The petition seeks to have the conservatorship terminated for the alleged failure of Oher’s conservators to meet their legal obligations and adds, “This Conservatorship is unnecessary as Michael Oher is capable of handling his own affairs.”
“Petitioner Michael Oher is suffering continuing damages due to the ongoing misuse of his name, image and likeness by the Co-Conservators herein, especially in conjunction with the continuing false claims that they adopted Petitioner at any time,” the petition reads, adding that Oher is “entitled to an injunction prohibiting Conservators from using his name, image, and likeness.”
Oher, in his petition, is asking the Tuohys for “accounting for all sums of money belonging to their said ward, Michael Oher, and to pay over such sums received by them, or either of them, as aforesaid, which should have been paid over to the said ward, Michael Oher, plus interest from the time of receipt of such sums of money.”
Additionally, Oher is asking for Sean and Leigh Anne Tuohy to pay him compensatory and punitive damages and to pay all costs and attorney fees Oher incurs during the process “for their misconduct.”
“I am disheartened by the revelation shared in the lawsuit today,” Oher said in a statement obtained by ABC News. “This is a difficult situation for my family and me. I want to ask everyone to please respect our privacy at this time. For now, I will let the lawsuit speak for itself and will offer no further comment.”
Despite the petition, the Tuohy’s ended their statement by saying that they “will always care deeply for Mr.
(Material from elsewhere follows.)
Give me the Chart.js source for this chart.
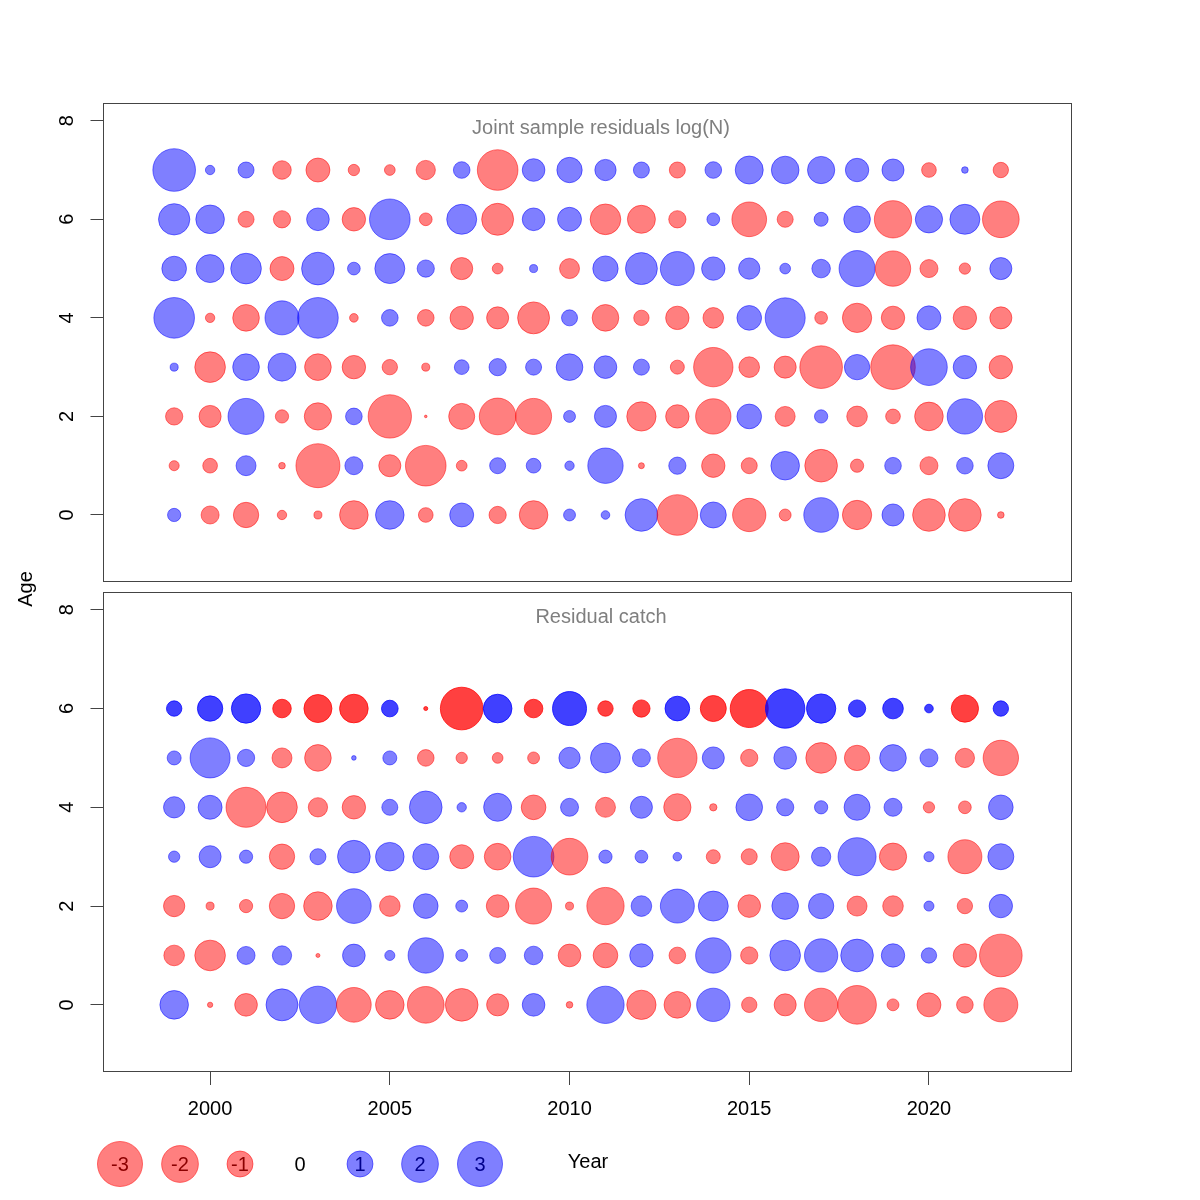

Oher.”
“They desperately hope that he comes to regret his recent decisions, makes different choices in the future and that they someday can be reconciled with him,” the statement said. “In the meantime, however, they will not hesitate to defend their good names, stand up to this shakedown and defeat this offensive lawsuit.”
In response to the Tuohy’s statement, Barrett issued a response to the family that said, “we have confidence in our judicial system and in our client Michael Oher.”
“We try cases in the courtroom based on facts,” the statement said. “We believe that justice will be served in the courtroom, and we hope to get there quickly.”